Un coup de coeur de Anthony G.
Rien ne prédisposait l'avocat aux idées révolutionnaires. Fervent catholique et plutôt monarchiste, il s'émancipa de son milieu modeste par l'étude des lettres classiques puis consacra une grande partie de sa carrière à gérer les affaires d'une famille de nobles. D'une grande loyauté, il maintiendra une relation amicale voire paternelle avec les frères de Longaunay (respectivement duc et marquis) y compris durant et après la Révolution. Toute sa vie ou presque, il montrera du respect voire de l'affection pour le Roi Louis XVI en même temps qu'un désintérêt pour les Lumières et un certain mépris du peuple.
Pourtant, comme inexorablement embarqué par la ferveur populaire, il finira par s'enthousiasmer pour les idées révolutionnaires jusqu'à lui-même prendre part à certaines actions. Parce qu'au delà des idées ou des affects, Louis-Joseph Colson fut aussi un être situé, socialement et géographiquement. En ce sens, celui-ci a été fortement influencé par la vie de son quartier et par les gens qu'il côtoyait au quotidien et, pour ainsi dire, l'air révolutionnaire qu'il respirait finit par lui emplir les poumons.
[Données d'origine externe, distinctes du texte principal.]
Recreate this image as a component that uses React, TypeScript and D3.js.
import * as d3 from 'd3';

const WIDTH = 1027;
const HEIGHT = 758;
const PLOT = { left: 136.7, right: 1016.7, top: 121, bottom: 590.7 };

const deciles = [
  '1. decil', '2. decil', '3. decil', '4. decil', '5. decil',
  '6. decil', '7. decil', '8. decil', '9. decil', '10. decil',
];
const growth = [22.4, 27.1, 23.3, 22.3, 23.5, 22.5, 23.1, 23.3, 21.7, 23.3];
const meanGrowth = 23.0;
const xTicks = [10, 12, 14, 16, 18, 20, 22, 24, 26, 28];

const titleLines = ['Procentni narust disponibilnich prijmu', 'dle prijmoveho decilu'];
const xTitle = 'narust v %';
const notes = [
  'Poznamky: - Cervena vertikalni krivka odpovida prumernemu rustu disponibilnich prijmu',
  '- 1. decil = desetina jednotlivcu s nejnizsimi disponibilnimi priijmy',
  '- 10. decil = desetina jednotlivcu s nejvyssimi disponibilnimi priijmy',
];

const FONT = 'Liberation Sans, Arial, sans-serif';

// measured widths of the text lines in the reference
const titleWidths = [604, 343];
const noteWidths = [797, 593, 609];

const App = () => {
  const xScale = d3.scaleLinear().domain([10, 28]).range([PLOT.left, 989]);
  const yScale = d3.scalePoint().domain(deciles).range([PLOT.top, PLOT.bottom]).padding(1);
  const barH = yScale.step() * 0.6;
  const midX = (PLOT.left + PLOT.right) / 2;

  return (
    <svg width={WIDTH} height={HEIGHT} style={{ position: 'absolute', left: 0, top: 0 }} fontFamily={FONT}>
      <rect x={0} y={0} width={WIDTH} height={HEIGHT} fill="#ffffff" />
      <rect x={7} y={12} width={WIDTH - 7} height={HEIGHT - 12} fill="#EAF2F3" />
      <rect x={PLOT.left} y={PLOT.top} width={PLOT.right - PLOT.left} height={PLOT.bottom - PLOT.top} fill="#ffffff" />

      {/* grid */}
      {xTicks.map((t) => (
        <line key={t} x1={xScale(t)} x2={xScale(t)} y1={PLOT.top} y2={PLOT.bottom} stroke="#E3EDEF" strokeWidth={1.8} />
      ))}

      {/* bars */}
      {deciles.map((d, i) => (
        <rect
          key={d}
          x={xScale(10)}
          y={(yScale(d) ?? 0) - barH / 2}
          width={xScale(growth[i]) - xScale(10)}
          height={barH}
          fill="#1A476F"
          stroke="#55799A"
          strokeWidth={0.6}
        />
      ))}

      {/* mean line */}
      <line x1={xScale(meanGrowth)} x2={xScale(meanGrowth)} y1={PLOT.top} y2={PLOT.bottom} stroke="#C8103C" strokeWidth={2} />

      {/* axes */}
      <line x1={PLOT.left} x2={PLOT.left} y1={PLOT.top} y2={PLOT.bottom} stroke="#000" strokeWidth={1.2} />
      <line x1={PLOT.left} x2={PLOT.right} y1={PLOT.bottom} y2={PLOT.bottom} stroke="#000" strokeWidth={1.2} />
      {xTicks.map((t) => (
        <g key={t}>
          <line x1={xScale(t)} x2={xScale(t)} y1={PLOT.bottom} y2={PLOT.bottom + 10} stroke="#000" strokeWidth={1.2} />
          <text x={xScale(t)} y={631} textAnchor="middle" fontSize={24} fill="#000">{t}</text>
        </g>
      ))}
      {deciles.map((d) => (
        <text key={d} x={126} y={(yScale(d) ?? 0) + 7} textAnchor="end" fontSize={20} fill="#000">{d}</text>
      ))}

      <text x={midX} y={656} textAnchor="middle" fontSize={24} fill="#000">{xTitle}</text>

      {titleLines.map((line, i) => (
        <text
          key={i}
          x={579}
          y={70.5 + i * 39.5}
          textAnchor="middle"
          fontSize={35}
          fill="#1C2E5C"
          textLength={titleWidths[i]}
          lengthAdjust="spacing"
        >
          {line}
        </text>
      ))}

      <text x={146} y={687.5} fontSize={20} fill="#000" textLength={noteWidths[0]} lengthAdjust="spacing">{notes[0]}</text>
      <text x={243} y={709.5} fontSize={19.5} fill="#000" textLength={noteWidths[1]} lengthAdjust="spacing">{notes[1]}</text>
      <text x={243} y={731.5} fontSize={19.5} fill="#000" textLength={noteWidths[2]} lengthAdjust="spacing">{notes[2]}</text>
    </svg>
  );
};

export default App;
Mais si la Révolution le séduisait, ce n'était « pas au sens où elle désignait un grand schéma de transformation du gouvernement, de la religion ou de la société en général, mais au sens plus concret où elle offrait des possibilités d'amélioration de la vie quotidienne ».
En plus d'avoir les deux pieds ancrés sur le sol du réel, on pourrait aussi expliquer le soutien qu'apportait Colson aux classes populaires par son christianisme. Et même, pourquoi pas, aller plus loin en estimant que sa foi religieuse était chez lui ce qui primait avant tout le reste et qui explique, aux regards extérieurs, une apparente inconstance ou indécision. Car après le temps de l'utopie révolutionnaire vint celui du spleen et des désillusions. « Les cloches des églises de Paris, tellement présentes dans la vie quotidienne, s'étaient tues » pour être fondues puis transformées en canons. Et on ne peut qu'imaginer l'amertume que ce bouleversement laissa au cœur de Colson et de quelques autres.
Jours de gloire et de tristesse : ainsi fut vécue la Révolution par l'ordinaire Colson et l'extraordinaire récit qu'en fait Thimothy Tackett nous permet d'aborder cette épisode décisif de l'Histoire par le prisme inédit de l'échelle humaine.